There is only one outstanding bug with the tool that comes to mind. I have a memory leak that I've been unable to get to the bottom of for about a year now. It happens so slowly and unpredictably that progress on it is difficult, especially given the lack of urgency and questions about why Python's internal memory management isn't working. I could probably fix it if I devoted enough time to extra debugging.

Regarding feature requests, I'm not aware of any aside from the Turnitin feature you mentioned. Perhaps we can work on that, but I don't know enough about Turnitin to say if it'd be useful.

The exclusions list needs frequent updating, more frequent than I am able to do while relying on individual reports from users. Other bots and tools have similar lists (EranBot's and Wikipedia:Mirrors and forks). I wonder if some centralized, perhaps cross-wiki, list of mirrors and public domain websites would be useful to have.

As a MediaWiki extension? Perhaps, but I don't think it's worth the effort. The tool has an API, so if some alternative front-end is desired, that can be worked on.

Another thought: the tool has no l10n support, so we can work on that if people think it's important. The interface is relatively simple, so I don't expect translation to be too difficult.

Thanks, @Earwig.

On exclusions, that seems like something that would be useful, but there would need to be different sub-lists for different uses--for instance, https://meta.wikimedia.org/wiki/Mirror_filter lists sites that are strictly Wikipedia mirrors, but my impression is that Copyvio Detector and Plagiabot also want to exclude sites that are partly mirrors but have some original content as well. I agree that it seems like a centralizable list, though.

Adding Turnitin would probably make it slower, but would be a broader base to search in. I don't know how compatible the API is, though.

Potential tasks for Copyvio Detector:

  • Find and fix memory leak. Probably not high enough impact.
  • Add l10n/i18n support. Question: how effective is the tool for non-English content?
  • Integrate Turnitin, as used in Plagiabot.

A central mirror/public domain site list could be useful but it would need to be researched and scoped, and would depend on having volunteers interested in maintaining it. Likely out of scope for Community Tech.

Regarding l10n, the tool works fine for non-English content from a technical perspective (logs show many successful requests involving Korean etc wikis; people have added German and Russian mirrors...).

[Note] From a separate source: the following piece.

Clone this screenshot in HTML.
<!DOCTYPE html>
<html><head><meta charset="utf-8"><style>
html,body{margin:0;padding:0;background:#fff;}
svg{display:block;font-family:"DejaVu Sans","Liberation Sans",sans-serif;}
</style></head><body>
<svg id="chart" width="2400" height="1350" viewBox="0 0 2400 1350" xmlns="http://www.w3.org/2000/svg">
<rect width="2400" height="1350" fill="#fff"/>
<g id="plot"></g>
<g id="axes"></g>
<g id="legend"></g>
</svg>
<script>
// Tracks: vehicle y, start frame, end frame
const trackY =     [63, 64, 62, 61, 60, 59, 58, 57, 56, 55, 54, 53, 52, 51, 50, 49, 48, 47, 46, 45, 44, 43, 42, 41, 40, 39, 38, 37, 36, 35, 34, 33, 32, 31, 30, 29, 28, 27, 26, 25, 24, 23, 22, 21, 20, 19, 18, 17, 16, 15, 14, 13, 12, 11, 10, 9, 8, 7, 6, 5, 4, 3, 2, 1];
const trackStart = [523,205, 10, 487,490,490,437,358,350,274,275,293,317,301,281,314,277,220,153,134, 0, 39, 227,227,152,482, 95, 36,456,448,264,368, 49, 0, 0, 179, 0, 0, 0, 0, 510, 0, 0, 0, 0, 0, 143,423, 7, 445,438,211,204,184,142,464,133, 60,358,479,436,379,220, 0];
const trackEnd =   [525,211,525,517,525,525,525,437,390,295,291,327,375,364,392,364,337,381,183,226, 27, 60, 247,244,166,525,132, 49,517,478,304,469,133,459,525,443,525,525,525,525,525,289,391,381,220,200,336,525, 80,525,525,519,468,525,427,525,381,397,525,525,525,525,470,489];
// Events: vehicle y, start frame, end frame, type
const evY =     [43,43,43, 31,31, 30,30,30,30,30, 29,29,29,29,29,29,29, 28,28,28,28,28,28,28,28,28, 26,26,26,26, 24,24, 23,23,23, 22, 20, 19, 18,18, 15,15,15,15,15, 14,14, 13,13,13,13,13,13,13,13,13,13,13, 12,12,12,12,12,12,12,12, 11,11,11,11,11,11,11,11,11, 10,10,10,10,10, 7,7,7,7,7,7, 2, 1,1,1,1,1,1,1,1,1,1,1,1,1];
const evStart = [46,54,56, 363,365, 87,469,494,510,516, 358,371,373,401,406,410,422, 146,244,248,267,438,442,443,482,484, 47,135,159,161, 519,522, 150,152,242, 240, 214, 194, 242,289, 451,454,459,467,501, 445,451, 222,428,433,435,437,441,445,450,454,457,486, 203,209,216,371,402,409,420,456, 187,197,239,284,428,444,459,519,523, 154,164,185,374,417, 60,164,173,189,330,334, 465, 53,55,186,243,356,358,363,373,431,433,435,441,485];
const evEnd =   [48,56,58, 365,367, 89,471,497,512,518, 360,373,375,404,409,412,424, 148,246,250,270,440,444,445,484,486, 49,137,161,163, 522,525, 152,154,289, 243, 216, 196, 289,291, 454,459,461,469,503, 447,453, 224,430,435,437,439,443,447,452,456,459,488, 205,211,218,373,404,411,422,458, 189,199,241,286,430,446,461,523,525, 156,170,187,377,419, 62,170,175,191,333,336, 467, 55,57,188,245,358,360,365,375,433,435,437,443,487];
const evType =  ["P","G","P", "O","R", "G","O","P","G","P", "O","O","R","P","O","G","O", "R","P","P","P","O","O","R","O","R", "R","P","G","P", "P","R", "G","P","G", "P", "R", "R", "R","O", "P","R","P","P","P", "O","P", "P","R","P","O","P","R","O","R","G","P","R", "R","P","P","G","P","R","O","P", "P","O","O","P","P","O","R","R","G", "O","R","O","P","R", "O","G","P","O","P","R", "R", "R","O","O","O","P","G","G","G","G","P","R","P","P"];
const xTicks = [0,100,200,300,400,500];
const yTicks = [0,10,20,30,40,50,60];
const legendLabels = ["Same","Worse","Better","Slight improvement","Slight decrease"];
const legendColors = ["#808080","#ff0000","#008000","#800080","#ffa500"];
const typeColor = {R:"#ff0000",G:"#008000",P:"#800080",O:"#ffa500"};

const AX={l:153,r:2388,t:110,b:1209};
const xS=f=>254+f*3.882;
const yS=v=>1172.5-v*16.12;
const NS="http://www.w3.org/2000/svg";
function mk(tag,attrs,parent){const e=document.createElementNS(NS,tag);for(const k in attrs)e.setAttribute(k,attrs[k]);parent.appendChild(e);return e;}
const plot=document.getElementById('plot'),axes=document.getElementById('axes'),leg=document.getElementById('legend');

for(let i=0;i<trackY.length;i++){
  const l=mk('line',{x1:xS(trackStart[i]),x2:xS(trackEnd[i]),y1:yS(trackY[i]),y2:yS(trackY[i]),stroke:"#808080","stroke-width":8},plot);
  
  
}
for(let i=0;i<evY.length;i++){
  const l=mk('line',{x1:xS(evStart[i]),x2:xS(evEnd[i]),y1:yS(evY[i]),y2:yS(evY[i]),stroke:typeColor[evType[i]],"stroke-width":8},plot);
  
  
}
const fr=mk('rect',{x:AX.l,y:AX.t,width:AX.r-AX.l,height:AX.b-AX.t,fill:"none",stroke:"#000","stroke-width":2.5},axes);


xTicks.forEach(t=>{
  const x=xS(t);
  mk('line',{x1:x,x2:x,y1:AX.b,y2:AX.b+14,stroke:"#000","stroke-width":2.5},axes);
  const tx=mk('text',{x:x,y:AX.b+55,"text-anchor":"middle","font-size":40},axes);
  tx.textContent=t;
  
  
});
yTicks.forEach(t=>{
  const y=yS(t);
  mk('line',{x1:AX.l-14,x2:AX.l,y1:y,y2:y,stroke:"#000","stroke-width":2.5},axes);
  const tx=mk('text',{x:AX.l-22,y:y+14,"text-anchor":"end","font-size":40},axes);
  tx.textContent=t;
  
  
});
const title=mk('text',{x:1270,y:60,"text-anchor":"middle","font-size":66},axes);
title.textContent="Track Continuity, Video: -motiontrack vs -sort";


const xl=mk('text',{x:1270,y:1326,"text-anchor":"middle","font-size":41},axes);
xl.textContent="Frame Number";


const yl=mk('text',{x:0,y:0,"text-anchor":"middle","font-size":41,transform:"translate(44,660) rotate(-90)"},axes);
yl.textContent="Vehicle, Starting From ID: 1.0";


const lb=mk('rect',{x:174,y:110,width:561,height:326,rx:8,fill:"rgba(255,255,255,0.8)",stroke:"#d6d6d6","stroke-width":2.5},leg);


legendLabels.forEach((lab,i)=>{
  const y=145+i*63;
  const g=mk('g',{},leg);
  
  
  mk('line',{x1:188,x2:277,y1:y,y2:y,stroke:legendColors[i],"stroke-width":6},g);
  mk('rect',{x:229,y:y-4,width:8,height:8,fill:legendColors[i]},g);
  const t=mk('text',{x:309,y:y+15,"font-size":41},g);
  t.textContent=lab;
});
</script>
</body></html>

There might be some work to do on the matching engine as well. Check out:
https://tools.wmflabs.org/copyvios/?lang=en&project=wikipedia&title=Mary+Wollstonecraft&oldid=&action=search&use_engine=1&use_links=1

It says that it has 88% confidence that this is a copyright violation, but most of the matches are either quotations or long book titles and it doesn't look like there's any actual plagiarism.

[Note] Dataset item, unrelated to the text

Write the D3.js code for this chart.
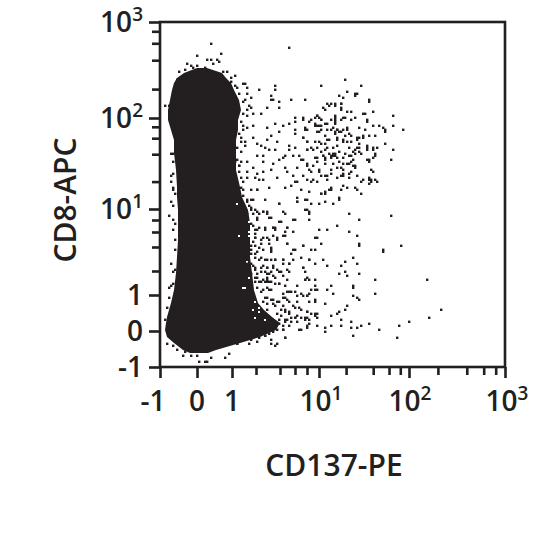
<!DOCTYPE html>
<html><head><meta charset="utf-8">
<script src="https://cdn.jsdelivr.net/npm/d3@7"></script>
<style>html,body{margin:0;background:#fff}svg{display:block}
text{font-family:"Open Sans",sans-serif;font-weight:600;fill:#231f20}</style>
</head><body><div id="c"></div>
<script>
const ink = "#231f20";
const xMajor = [-1, 0, 1, 10, 100, 1000];
const yMajor = [-1, 0, 1, 10, 100, 1000];
const minorTicks = [2, 4, 6, 8, 20, 40, 60, 80, 200, 400, 600, 800];
const xLabels = [["-1",""],["0",""],["1",""],["10","1"],["10","2"],["10","3"]];
const yLabels = xLabels;
const xTitle = "CD137-PE";
const yTitle = "CD8-APC";
// dense population outline, in instrument channels
const blobRow = [7,8.5,12,15,18.5,22,25,28.5,32,38.5,47,55,63.5,72,78.5,85,90,98.5,107,113.5,118.5,123.5,128.5,133.5,138.5,142,144.5,147,149.5];
const blobLeft = [15,11.5,7,3.5,2.5,3,3.5,4.5,5.5,7,8,8.5,9,9,9,8.5,8.5,8,7,7,5.5,4,4,5,6,7,8.5,12,18.5];
const blobRight = [24,28,40,50,58,60,56,52,49,47,46,45,45,45,44,41,40,38,38,38,39,39,40.5,39.5,37,35.5,33,31,23.5];
// sparse events [x channel, y channel]
const events = [
[92,143],[100,140],[93,137],[97,136],[97,135],[98,136],[89,135],[91,134],[104,133],[104,132],[87,131],[85,131],[90,131],[90,128],[90,129],[93,127],[95,127],[101,126],[102,126],[106,127],[116,125],[87,124],[87,122],[87,123],[91,124],[92,124],[95,123],[97,124],[103,122],[103,123],[106,120],[116,120],[111,119],[112,118],[112,117],[121,118],[99,119],[102,118],[93,118],[93,119],[89,117],[90,117],[88,118],[87,117],[86,119],[104,115],[107,115],[101,115],[98,114],[99,114],[95,115],[92,115],[88,114],[112,111],[91,112],[93,112],[103,109],[103,110],[106,109],[108,109],[99,109],[97,108],[98,109],[94,109],[88,110],[86,109],[116,108],[100,106],[97,106],[107,105],[107,106],[94,105],[95,105],[91,104],[87,105],[86,105],[87,106],[85,105],[115,103],[104,102],[104,103],[96,103],[93,101],[94,101],[89,102],[86,101],[97,100],[96,100],[105,98],[90,99],[95,97],[98,95],[94,94],[91,96],[91,95],[90,95],[88,94],[85,96],[104,94],[108,92],[105,92],[105,93],[100,92],[104,91],[93,89],[90,88],[85,88],[98,88],[100,86],[89,84],
[84,130],[87,130],[90,131],[82,128],[78,125],[79,124],[75,123],[74,122],[77,121],[80,123],[87,125],[85,123],[90,123],[71,123],[72,118],[78,120],[80,120],[83,121],[87,121],[88,118],[91,118],[87,116],[78,117],[79,117],[82,115],[85,118],[94,116],[98,113],[101,114],[109,120],[71,114],[73,112],[77,112],[79,112],[82,111],[84,113],[88,113],[91,113],[95,112],[99,111],[103,108],[106,108],[75,109],[73,108],[80,107],[83,109],[86,106],[88,104],[85,104],[89,107],[92,106],[96,107],[99,107],[78,104],[81,105],[82,103],[71,103],[73,101],[76,100],[78,102],[91,101],[95,102],[97,99],[103,103],[106,104],[74,98],[79,98],[82,95],[85,98],[88,99],[91,98],[94,96],[106,97],[83,93],[76,93],[101,93],[107,93],[104,93],[85,89],[91,90],[97,89],[73,93],
[86,81],[89,83],[94,76],[99,73],[115,75],[88,70],[94,67],[98,65],[99,60],[99,61],[111,58],[111,57],[120,60],[96,54],[92,52],[98,51],[90,50],[92,47],[89,46],[93,45],[99,46],[107,43],[133,43],[96,40],[96,39],[85,40],[86,36],[107,36],[96,35],[99,33],[98,34],[93,30],[92,28],[89,27],[88,26],[85,25],[90,23],[140,28],[134,24],[95,22],[104,21],[124,22],[100,20],[119,20],[90,20],[95,19],[98,19],[109,18],[85,20],[96,15],[118,14],
[25,161],[64,159],[18,155],[30,156],[23,153],[25,153],[28,153],[26,151],[29,152],[13,151],[15,150],[18,150],[22,149],[9,147],[12,148],[16,149],[80,140],[31,147],[33,147],[37,145],[35,144],[41,141],[42,141],[38,139],[43,139],[49,138],[57,140],[57,138],[43,136],[45,134],[55,135],[55,133],[56,133],[65,133],[72,133],[59,132],[44,130],[43,128],[45,129],[53,129],[59,129],[83,131],[81,129],[41,126],[43,125],[46,126],[50,126],[78,125],[77,124],[80,123],[67,124],[71,124],[46,120],[43,119],[41,118],[53,119],[57,121],[64,121],[61,120],[67,122],[67,118],[67,116],[72,119],[73,118],[77,120],[79,120],[82,121],[83,118],[80,118],[55,115],[59,117],[46,114],[71,114],[42,112],[42,110],[48,111],[53,113],[58,112],[64,110],[64,108],[52,109],[54,108],[50,110],[57,108],[67,109],[73,112],[76,108],[73,108],[78,109],[80,111],[83,113],[82,108],[48,105],[51,105],[62,105],[66,105],[69,105],[61,104],[59,103],[77,104],[81,105],[82,104],[84,106],[43,102],[39,100],[37,102],[51,102],[56,101],[70,103],[73,100],[82,101],[46,99],[43,97],[48,96],[51,97],[55,98],[62,99],[63,97],[68,99],[75,97],[79,97],[83,95],[80,95],[66,95],[71,95],[58,94],[43,94],[47,94],[49,93],[51,93],[67,92],[68,92],[75,92],[78,92],[62,89],[65,90],[54,89],[48,88],[40,89],[70,88],[74,87],[80,86],[82,87],[84,88],[41,85],
[35,142],[37,140],[39,136],[41,132],[42,133],[40,122],[41,120],[39,116],[40,114],[40,112],[38,109],[40,107],[38,103],[40,102],[39,100],[39,97],[40,94],[41,92],[41,88],[43,76],[46,70],[47,66],[46,62],[47,54],[47,48],
[45,88],[48,88],[52,83],[59,81],[68,84],[72,83],[68,82],[75,81],[79,81],[82,86],[80,86],[82,82],[45,83],[43,82],[45,79],[48,77],[51,77],[53,77],[61,77],[72,78],[74,77],[48,73],[54,74],[60,72],[66,73],[74,73],[45,71],[48,68],[52,68],[56,69],[57,68],[63,69],[62,67],[79,68],[83,68],[78,64],[47,64],[50,63],[53,64],[56,65],[58,64],[61,65],[54,61],[63,61],[80,61],[45,60],[49,59],[55,58],[66,58],[71,60],[75,58],[47,56],[50,54],[70,54],[61,53],[53,53],[57,53],[66,53],[74,53],[81,53],[45,51],[51,50],[53,49],[56,50],[61,51],[64,51],[77,51],[83,50],[71,49],[50,47],[53,46],[55,47],[59,47],[64,47],[72,47],[48,44],[53,44],[61,45],[73,44],[74,43],[50,42],[53,42],[55,42],[59,41],[62,40],[77,40],[68,40],[48,39],[53,39],[50,37],[55,38],[75,38],[78,38],[83,38],[63,37],[65,37],[61,34],[68,35],[71,35],[73,35],[53,34],[56,33],[58,32],[63,33],[77,32],[82,31],[48,30],[61,30],[69,29],[66,30],[73,27],[77,26],[78,26],[50,27],[53,28],[58,26],[62,27],[64,26],[68,25],[70,24],[73,24],[78,24],[59,23],[63,23],[67,24],[74,21],[78,20],[82,19],[82,17],[70,18],[73,19],[61,20],[61,18],[64,20],[62,14],[58,11],[55,13],[52,15],[48,15],[49,17],[45,13],[42,13],[44,11],[38,11],[34,6],[32,4],[25,4],[23,2],[22,2],[19,2],[18,5],[15,5],[12,7],[11,5],[8,8],[6,10],[3,11],
[2,130],[4,130],[4,126],[5,120],[7,112],[8,110],[5,106],[6,106],[6,102],[5,95],[6,96],[5,92],[6,89],[7,86],[6,132],[7,138],[8,143],[6,88],[5,82],[6,80],[4,75],[6,73],[7,71],[6,68],[7,63],[7,58],[5,51],[7,48],[6,47],[6,41],[4,39],[5,40],[4,34],[3,29],[2,23],
[47,42],[49,42],[52,42],[54,42],[57,41],[59,41],[63,43],[72,43],[77,43],[51,38],[54,38],[61,36],[64,37],[67,37],[70,36],[73,35],[77,38],[74,36],[52,34],[55,33],[59,32],[62,34],[64,32],[68,32],[74,32],[77,33],[51,32],[53,31],[56,31],[57,30],[60,28],[62,28],[64,27],[67,29],[70,28],[73,27],[75,26],[77,25],[60,25],[62,23],[65,24],[67,24],[72,24],[74,23],[72,23],[59,21],[62,22],[65,22],[68,22],[73,20],[69,18],[58,18],[61,18],[56,17],[47,16],[45,14],[42,14],[40,13],[38,11],[52,15],[49,14],[48,12],[54,16],[55,11],[62,14],[57,10],
[43,83],[46,83],[44,80],[47,78],[49,76],[51,77],[53,76],[46,76],[48,74],[45,78],[55,74],[59,81],[68,82],[73,83],[62,76],[73,78],[74,76],[67,73],[59,72],[42,71],[43,69],[47,68],[49,69],[52,69],[56,69],[57,69],[63,69],[62,65],[43,63],[47,64],[51,64],[54,63],[58,63],[66,67],[42,59],[45,58],[47,60],[50,61],[55,59],[63,61],[71,60],[67,58],[77,64],[77,58],[42,56],[45,56],[48,57],[51,58],[55,57],[65,56],[41,52],[49,53],[52,53],[55,53],[57,53],[61,53],[64,51],[74,53],[71,49],[72,43],[43,51],[46,50],[47,49],[50,49],[53,49],[56,49],[58,48],[60,47],[63,48],[41,47],[45,46],[48,46],[52,47],[54,46],[56,45],[47,44],[51,43],[53,43],[57,44]
];
// empty channels inside the dense population
const gaps = [[44,72],[44,67],[44,65],[38,81],[39,65],[41,39],[42,39],[47,32],[49,29],[46,28],[49,27],[52,30],[54,28],[47,24],[52,23],[56,27],[57,24],[43,52],[44,44],[47,38],[48,35]];

const svg = d3.select("#c").append("svg").attr("width",540).attr("height",540);
// biexponential display: linear below 1, compressed log above
const t = v => v <= 1 ? v - 1 : Math.log10(v);
const knots = [-1,0,1,2,4,6,8,10,100,1000].map(t);
const xPos = d3.scaleLinear().domain(knots).range([160,197,232,256,280,295,307,319,409,505]);
const yPos = d3.scaleLinear().domain(knots).range([367,331,295,271,247,232,220,209,118,22]);
const xCh = d3.scaleLinear().domain([0,172.5]).range([160,505]);
const yCh = d3.scaleLinear().domain([0,172.5]).range([367,22]);

const area = d3.area().curve(d3.curveLinear)
  .y((d,i)=>yCh(blobRow[i])).x0((d,i)=>xCh(blobLeft[i])).x1((d,i)=>xCh(blobRight[i]));
svg.append("path").attr("d",area(blobRow)).attr("fill",ink);
svg.append("g").selectAll("rect").data(gaps).join("rect")
  .attr("x",d=>xCh(d[0])).attr("y",d=>yCh(d[1])-2).attr("width",2).attr("height",2).attr("fill","#fff");
svg.append("g").selectAll("rect").data(events).join("rect")
  .attr("x",d=>xCh(d[0])).attr("y",d=>yCh(d[1])-2.4).attr("width",2.4).attr("height",2.4).attr("fill",ink);

svg.append("rect").attr("x",160).attr("y",22).attr("width",345).attr("height",345)
  .attr("fill","none").attr("stroke",ink).attr("stroke-width",2.6);

function styleAxis(g){g.select(".domain").remove();g.selectAll("line").attr("stroke",ink).attr("stroke-width",2.6);}
const gx = svg.append("g").attr("transform","translate(0,367)");
gx.append("g").call(d3.axisBottom(xPos).tickValues(xMajor.map(t)).tickSize(11).tickFormat("")).call(styleAxis);
gx.append("g").call(d3.axisBottom(xPos).tickValues(minorTicks.map(t)).tickSize(8).tickFormat("")).call(styleAxis);
const gy = svg.append("g").attr("transform","translate(160,0)");
gy.append("g").call(d3.axisLeft(yPos).tickValues(yMajor.map(t)).tickSize(11).tickFormat("")).call(styleAxis);
gy.append("g").call(d3.axisLeft(yPos).tickValues(minorTicks.map(t)).tickSize(8).tickFormat("")).call(styleAxis);

function label(sel,l){
  sel.append("tspan").attr("font-size",28).text(l[0]);
  if(l[1]) sel.append("tspan").attr("font-size",19).attr("dy",-11).text(l[1]);
}
xMajor.forEach((v,i)=>{
  svg.append("text").attr("x",xPos(t(v))-[7,0,0,-2,-1,-2][i]).attr("y",411).attr("text-anchor","middle").call(label,xLabels[i]);
});
yMajor.forEach((v,i)=>{
  svg.append("text").attr("x",143).attr("y",yPos(t(v))+10).attr("text-anchor","end").call(label,yLabels[i]);
});
svg.append("text").attr("x",334).attr("y",476).attr("text-anchor","middle").attr("font-size",30).text(xTitle);
svg.append("text").attr("transform","translate(76,200) rotate(-90)").attr("text-anchor","middle").attr("font-size",30).text(yTitle);
</script></body></html>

@Earwig: How hard would it be to exclude quotations from the matching engine? Is the engine custom-written or some 3rd party library?

It is custom-written. You are right that the particular result there is poor; my first thought is to work on the confidence algorithm a bit to value large contiguous blocks more than lots of disjoint trigrams. For quotes, I'm not so sure; if that issue was fixed I think it might not be so important. I can look into that.

@Earwig: Another useful thing to build for Copyvio Detector would be a testcase suite. These could be subpages under https://en.wikipedia.org/wiki/User:EarwigBot/Copyvios/ that are designed for benchmarking Copyvio Detector's confidence accuracy. That way, we could better measure whether any tweaks to the confidence algorithm are going in the right direction. (To avoid actually violating copyright, the "violating" pages could be based on old public domain sources.)

Yes, this is a good idea. I already use https://en.wikipedia.org/wiki/User:The_Earwig/Sandbox/CopyvioExample and https://en.wikipedia.org/wiki/User:The_Earwig/Sandbox/CopyvioPDFExample as basic sanity checks, but a more comprehensive suite would be much better.

Regarding l10n, the tool works fine for non-English content from a technical perspective (logs show many successful requests involving Korean etc wikis; people have added German and Russian mirrors...).

Korean Wikipedia has a a gadget to query copyvios with a button so you should expect much query from Koreans.

Results of this investigation were: T110144, T110743, T110124, and T110778.